Барон сэр Вальтер Ротшильд, несомненно, был самым крупным профессиональным коллекционером бабочек, и вряд ли в мире хоть кто-нибудь мог соперничать с ним по масштабам коллекционирования. Лорд отправлялся в экспедиции сам, снаряжал коллекционеров, покупал бабочек у натуралистов и сборщиков. Он платил щедро, хотя в его положении — отпрыска знаменитой банкирской династии, владевшей колоссальными состояниями плюс рудники золота и алмазов в Южной Африке, это было вряд ли особенно сложно. Но разве мы не знаем богачей, которые не желали тратить даже пенни на какие-то сомнительные дела, вроде ловли бабочек или собирания жуков? Наверное, даже Рокфеллер, собиравший жуков во всем мире, испытал моменты снисходительных усмешек со стороны собратьев по бизнесу. Но человечество, наверное, с времен творения неровно делилось на трезвых прагматиков и непринимаемых им чудаков, к которым оно всегда относило фанатиков-коллекционеров.

Одним из таких был барон Ротшильд. Он часто бывал в гостях у моего друга Рассела, и в этот вечер мы принимали его вместе.

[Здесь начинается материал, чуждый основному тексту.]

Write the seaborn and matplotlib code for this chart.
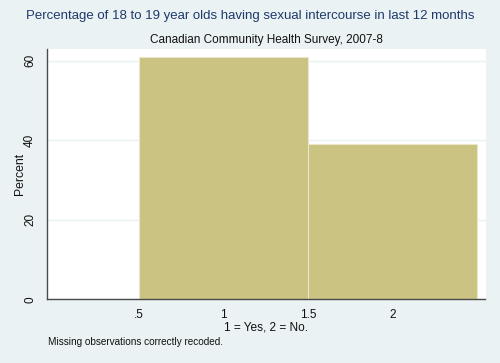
import numpy as np
import pandas as pd
import seaborn as sns
import matplotlib.pyplot as plt

# === DATA ===
#response codes (1 = yes, 2 = no) and their share in percent
codes = [1, 2]
percent = [61, 39]
bin_edges = [0.5, 1.5, 2.5]
x_ticks = [0.5, 1, 1.5, 2]
x_tick_labels = ['.5', '1', '1.5', '2']
y_ticks = [0, 20, 40, 60]

df = pd.DataFrame({'code': codes, 'percent': percent})

# === STYLE ===
sns.set_style('white')
plt.rcParams['font.family'] = ['Liberation Sans', 'DejaVu Sans']

bg = '#eaf2f3'
bar_color = '#cbc382'
axis_color = '#4a4a4a'

fig = plt.figure(figsize=(5, 3.63), dpi=100, facecolor=bg)
ax = fig.add_axes([0.093, 0.1755, 0.878, 0.6895])
ax.set_facecolor('white')

#histogram weighted by the percentages
sns.histplot(data=df, x='code', weights='percent', bins=bin_edges, ax=ax,
             color=bar_color, alpha=1, edgecolor='#ebe7c8', linewidth=0.8)

ax.set_xlim(-0.049, 2.548)
ax.set_ylim(0, 62.9)

#gridlines
ax.set_yticks(y_ticks)
ax.yaxis.grid(True, color=bg, linewidth=1)
ax.set_axisbelow(True)

ax.set_xticks(x_ticks)
ax.set_xticklabels(x_tick_labels)
ax.set_yticklabels([str(v) for v in y_ticks], rotation=90, va='center')

for s in ['top', 'right']:
  ax.spines[s].set_visible(False)
for s in ['left', 'bottom']:
  ax.spines[s].set_color(axis_color)
  ax.spines[s].set_linewidth(1)

ax.tick_params(axis='both', direction='out', length=5, width=1, color=axis_color,
               labelsize=8.5, labelcolor='#111111')
ax.tick_params(axis='y', pad=2.5)
ax.tick_params(axis='x', pad=2)

ax.set_xlabel('1 = Yes, 2 = No.', fontsize=8.6, color='#111111', labelpad=0)
ax.set_ylabel('Percent', fontsize=8.8, color='#111111')
ax.yaxis.set_label_coords(-0.046, 0.5)

#titles and note
fig.text(0.5, 0.955, 'Percentage of 18 to 19 year olds having sexual intercourse in last 12 months',
         ha='center', va='center', fontsize=9.5, color='#1e3a6b')
ax.set_title('Canadian Community Health Survey, 2007-8', fontsize=8.5, color='#111111', pad=4)
fig.text(0.095, 0.058, 'Missing observations correctly recoded.',
         ha='left', va='center', fontsize=7.2, color='#111111')

plt.savefig('out.png', dpi=100, facecolor=bg)
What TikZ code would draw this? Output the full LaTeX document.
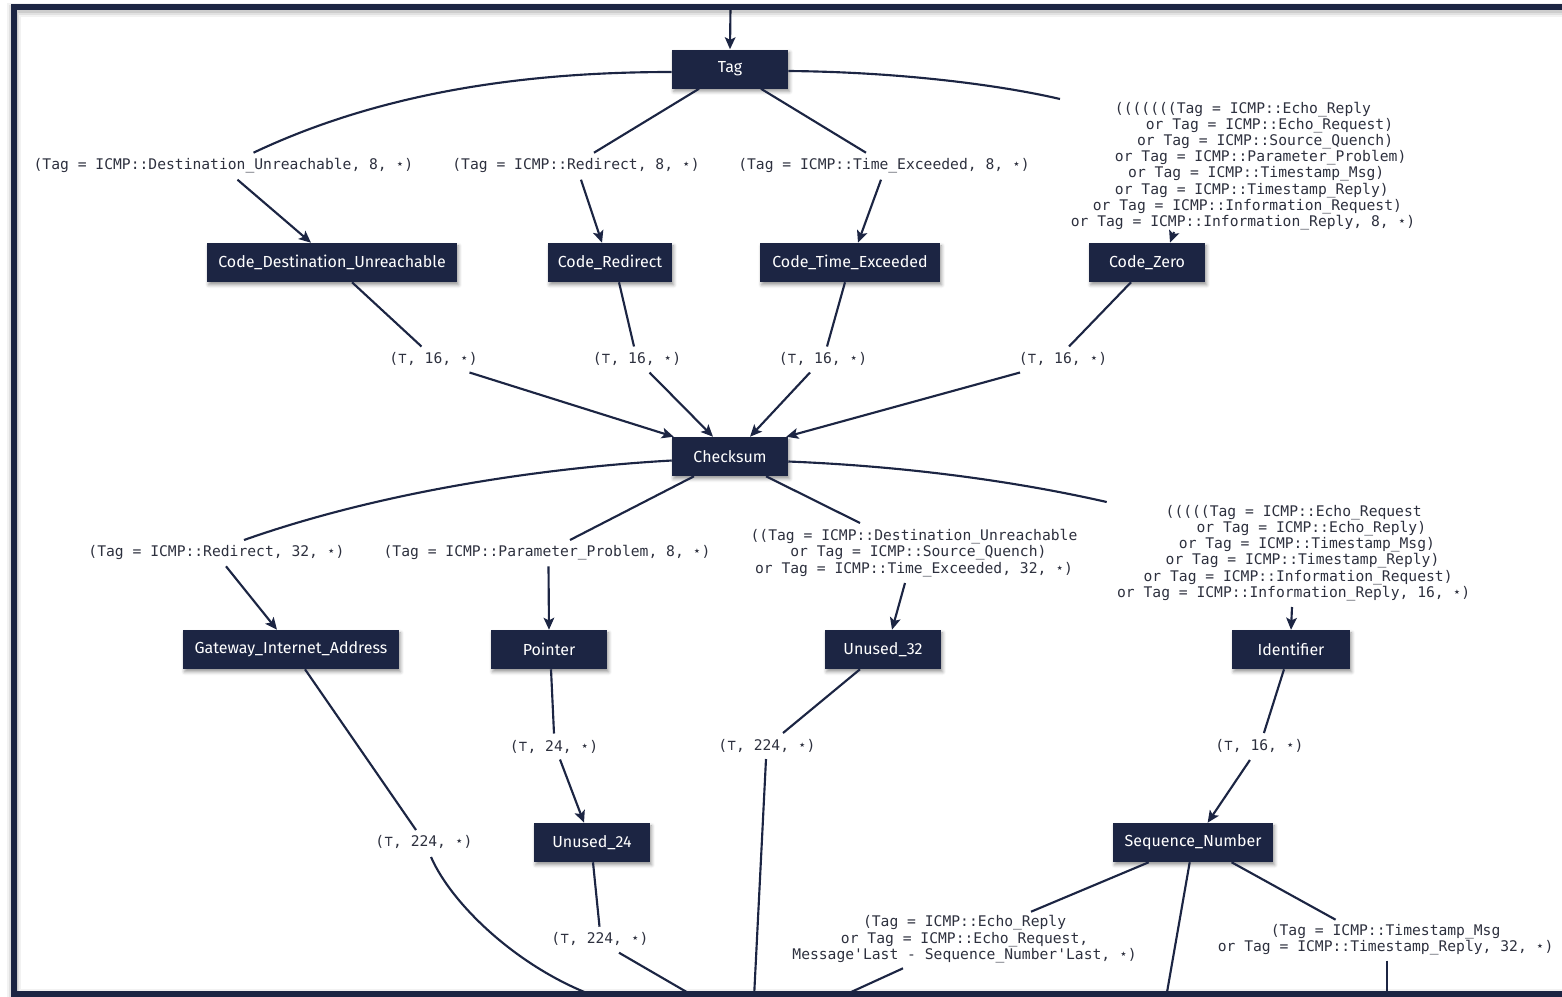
\documentclass[tikz,border=0pt]{standalone}
\usepackage{fontspec}
\setsansfont{Fira Sans}
\newfontfamily\condmono{DejaVu Sans Mono}[Ligatures=TeXOff]
\usetikzlibrary{calc,arrows.meta,shadows.blur}

\definecolor{navy}{RGB}{28,37,67}
\definecolor{condink}{RGB}{45,48,62}

\begin{document}
\begin{tikzpicture}[x=0.75pt,y=-0.75pt,
  field/.style={fill=navy, text=white, font=\sffamily\fontsize{12}{14}\selectfont,
    minimum width=#1*0.75pt, minimum height=29.25pt, inner sep=0pt,
    blur shadow={shadow xshift=1.2pt, shadow yshift=-2.2pt,
      shadow blur radius=2.5pt, shadow opacity=40}},
  cond/.style={font=\condmono\fontsize{11}{12.15}\selectfont, text=condink,
    align=center, inner sep=0pt},
  link/.style={draw=navy, line width=1.6pt},
  flow/.style={link, -{Stealth[length=9pt,width=8pt,inset=2pt]}},
]
\useasboundingbox (0,0) rectangle (1562,996);

\begin{scope}
\clip (14,7) rectangle (1562,993.5);

% record fields
\node[field=116] (tag)   at (730,69)     {Tag};
\node[field=250] (cdu)   at (332,262.5)  {Code\_Destination\_Unreachable};
\node[field=124] (cred)  at (610,262.5)  {Code\_Redirect};
\node[field=180] (cte)   at (850,262.5)  {Code\_Time\_Exceeded};
\node[field=116] (czero) at (1147,262.5) {Code\_Zero};
\node[field=116] (chk)   at (730,456.5)  {Checksum};
\node[field=216] (gia)   at (291,649.5)  {Gateway\_Internet\_Address};
\node[field=116] (ptr)   at (549,649.5)  {Pointer};
\node[field=116] (u32)   at (883,649.5)  {Unused\_32};
\node[field=118] (ident) at (1291,649.5) {Identifier};
\node[field=116] (u24)   at (592,842.5)  {Unused\_24};
\node[field=160] (seq)   at (1193,842.5) {Sequence\_Number};

% transition conditions
\node[cond] (l1) at (223.5,165.7) {(Tag = ICMP::Destination\_Unreachable, 8, ⋆)};
\node[cond] (l2) at (576,165.7) {(Tag = ICMP::Redirect, 8, ⋆)};
\node[cond] (l3) at (884,165.7) {(Tag = ICMP::Time\_Exceeded, 8, ⋆)};
\node[cond] (l4) at (1243,166) {(((((((Tag = ICMP::Echo\_Reply\\
  \hphantom{000000}or Tag = ICMP::Echo\_Request)\\
  \hphantom{00000}or Tag = ICMP::Source\_Quench)\\
  \hphantom{0000}or Tag = ICMP::Parameter\_Problem)\\
  \hphantom{000}or Tag = ICMP::Timestamp\_Msg)\\
  \hphantom{00}or Tag = ICMP::Timestamp\_Reply)\\
  \hphantom{0}or Tag = ICMP::Information\_Request)\\
  or Tag = ICMP::Information\_Reply, 8, ⋆)};

\node[cond] (t1) at (433.5,358.5) {(⊤, 16, ⋆)};
\node[cond] (t2) at (637,358.5)   {(⊤, 16, ⋆)};
\node[cond] (t3) at (823,358.5)   {(⊤, 16, ⋆)};
\node[cond] (t4) at (1063,358.5)  {(⊤, 16, ⋆)};

\node[cond] (r32) at (216.5,552.3) {(Tag = ICMP::Redirect, 32, ⋆)};
\node[cond] (pp)  at (547,552.3)   {(Tag = ICMP::Parameter\_Problem, 8, ⋆)};
\node[cond] (dsq) at (914,553) {((Tag = ICMP::Destination\_Unreachable\\
  \hphantom{0}or Tag = ICMP::Source\_Quench)\\
  or Tag = ICMP::Time\_Exceeded, 32, ⋆)};
\node[cond] (ech) at (1293.7,553) {(((((Tag = ICMP::Echo\_Request\\
  \hphantom{0000}or Tag = ICMP::Echo\_Reply)\\
  \hphantom{000}or Tag = ICMP::Timestamp\_Msg)\\
  \hphantom{00}or Tag = ICMP::Timestamp\_Reply)\\
  \hphantom{0}or Tag = ICMP::Information\_Request)\\
  or Tag = ICMP::Information\_Reply, 16, ⋆)};

\node[cond] (t24)  at (554,746.5)  {(⊤, 24, ⋆)};
\node[cond] (t224b) at (767,746)   {(⊤, 224, ⋆)};
\node[cond] (t16)  at (1259.4,746) {(⊤, 16, ⋆)};
\node[cond] (t224a) at (424,842)   {(⊤, 224, ⋆)};
\node[cond] (t224c) at (600,939.3) {(⊤, 224, ⋆)};
\node[cond] (eseq) at (964.6,939.3) {(Tag = ICMP::Echo\_Reply\\
  or Tag = ICMP::Echo\_Request,\\
  Message'Last - Sequence\_Number'Last, ⋆)};
\node[cond] (tseq) at (1385.6,939.7) {(Tag = ICMP::Timestamp\_Msg\\
  or Tag = ICMP::Timestamp\_Reply, 32, ⋆)};

% loose ends at the border of the view
\coordinate (entry) at (730.5,7);
\coordinate (outa) at (600,998);
\coordinate (outb) at (754,998);
\coordinate (outc) at (697,998);
\coordinate (oute) at (838,998);
\coordinate (outs) at (1166,998);
\coordinate (outt) at (1386.6,998);

% Tag
\draw[flow] (entry) -- (tag.north);
\draw[link] ($(tag.west)+(0,3)$) .. controls (540,72) and (390,88) .. ($(l1.center)+(30,-13)$);
\draw[flow] ($(l1.center)+(14,14)$) -- ($(cdu.north)+(-21,0)$);
\draw[link] ($(tag.south)+(-31,0)$) -- ($(l2.center)+(18,-13)$);
\draw[flow] ($(l2.center)+(5,14)$) -- ($(cred.north)+(-8,0)$);
\draw[link] ($(tag.south)+(31,0)$) -- ($(l3.center)+(-18,-13)$);
\draw[flow] ($(l3.center)+(-3,14)$) -- ($(cte.north)+(8,0)$);
\draw[link] ($(tag.east)+(0,2)$) .. controls (900,72) and (1000,85) .. ($(l4.center)+(-183,-67)$);
\draw[flow] ($(l4.center)+(-69,66)$) -- ($(czero.north)+(23,0)$);

% Code fields into Checksum
\draw[link] ($(cdu.south)+(20,0)$) -- ($(t1.center)+(-12,-12)$);
\draw[flow] ($(t1.center)+(36,14)$) -- ($(chk.north west)+(2,0)$);
\draw[link] ($(cred.south)+(9,0)$) -- ($(t2.center)+(-3,-12)$);
\draw[flow] ($(t2.center)+(12.5,14)$) -- ($(chk.north)+(-17,0)$);
\draw[link] ($(cte.south)+(-5,0)$) -- ($(t3.center)+(4,-12)$);
\draw[flow] ($(t3.center)+(-13,14)$) -- ($(chk.north)+(20,0)$);
\draw[link] ($(czero.south)+(-16,0)$) -- ($(t4.center)+(6,-12)$);
\draw[flow] ($(t4.center)+(-43,14)$) -- ($(chk.north east)+(-2,0)$);

% Checksum
\draw[link] ($(chk.west)+(0,4)$) .. controls (540,468) and (380,492) .. ($(r32.center)+(27.5,-12.3)$);
\draw[flow] ($(r32.center)+(9.5,14)$) -- ($(gia.north)+(-14,0)$);
\draw[link] ($(chk.south)+(-36,0)$) -- ($(pp.center)+(23,-12.3)$);
\draw[flow] ($(pp.center)+(1.5,14)$) -- (ptr.north);
\draw[link] ($(chk.south)+(36,0)$) -- ($(dsq.center)+(-54,-30)$);
\draw[flow] ($(dsq.center)+(-9,30)$) -- ($(u32.north)+(9,0)$);
\draw[link] ($(chk.east)+(0,5)$) .. controls (900,466) and (1010,480) .. ($(ech.center)+(-187,-51)$);
\draw[flow] ($(ech.center)+(-1.7,54)$) -- (ident.north);

% lower fields
\draw[link] ($(gia.south)+(14,0)$) -- ($(t224a.center)+(-8,-12)$);
\draw[link] ($(t224a.center)+(7,15)$) .. controls (452,905) and (520,970) .. (outa);
\draw[link] ($(ptr.south)+(2,0)$) -- ($(t24.center)+(0,-13)$);
\draw[flow] ($(t24.center)+(6,13)$) -- ($(u24.north)+(-8,0)$);
\draw[link] ($(u32.south)+(-23,0)$) -- ($(t224b.center)+(16,-13)$);
\draw[link] ($(t224b.center)+(-1,13)$) -- (outb);
\draw[link] ($(ident.south)+(-7,0)$) -- ($(t16.center)+(4.5,-13)$);
\draw[flow] ($(t16.center)+(-9.5,14)$) -- ($(seq.north)+(14.6,0)$);
\draw[link] ($(u24.south)+(1,0)$) -- ($(t224c.center)+(-0.5,-12.6)$);
\draw[link] ($(t224c.center)+(19,13.4)$) -- (outc);
\draw[link] ($(seq.south)+(-44.3,0)$) -- ($(eseq.center)+(66.4,-27.6)$);
\draw[link] ($(eseq.center)+(-61.6,29)$) -- (oute);
\draw[link] ($(seq.south)+(-3.3,0)$) -- (outs);
\draw[link] ($(seq.south)+(38.6,0)$) -- ($(tseq.center)+(-50,-20)$);
\draw[link] ($(tseq.center)+(1,21)$) -- (outt);
\end{scope}

% view border with its soft shadow
\foreach \w/\o in {14/0.05,10/0.07,7/0.09}
  \draw[line width=\w*0.75pt, black, opacity=\o, line join=miter]
    (1600,9.5) -- (14,9.5) -- (14,995.5) -- (1600,995.5);
\draw[line width=4.5pt, navy, line join=miter]
  (1600,7) -- (14,7) -- (14,993.5) -- (1600,993.5);
\end{tikzpicture}
\end{document}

Лорд Ротшильд был высокий рыжеватый и худощавый мужчина с несколько резким и, я бы добавил, надменным профилем. У него были холодные голубоватые глаза оценщика-аукциониста и типичный облик делового банкира, в то время как мы прекрасно знали, что этот человек страстный любитель бабочек, и не просто любитель — знаток высшей категории, ученый, готовый ради поимки нового вида оставить все дела и ехать за бабочками хоть на край света.

— Господа, — сказал он, когда вечером после очередного похода за этими несносными окаменелостями мы сидели за столом и угощались элем, произведением великолепной кухни Альфреда. — Мы, наверное, последние из тех чудаков, кому доводилось рисковать всем и в первую очередь головой из-за каких-то насекомых, из-за ба-бо-чек (это слово он произнес выразительно и раздельно). — Когда я вспоминаю, какие расстояния пришлось преодолеть, какие мучения испытать, прежде чем в систематике появлялось очередное пойманное, изученное и описанное крылатое сокровище, мне становится просто страшно. Ехать на Амазонку, в джунгли Индии, в Конго, на Малайские острова — все это экзотично звучит, пока не хлебнул этой экзотики по уши, но все-таки если бы мне предложили спокойную жизнь богатого бездельника или занятого своими развлечениями рантье, я бы никогда на это не согласился. Хочу признаться, что самые счастливые мои часы были связаны с лесами Западной Африки, где я провел несколько экспедиций и открыл новые виды.

— Может быть, сэр, вы расскажете нам о них? — спросил Рассел с той степенью учтивости, какая выражалась им к людям, которых он чтил глубоко и неподдельно.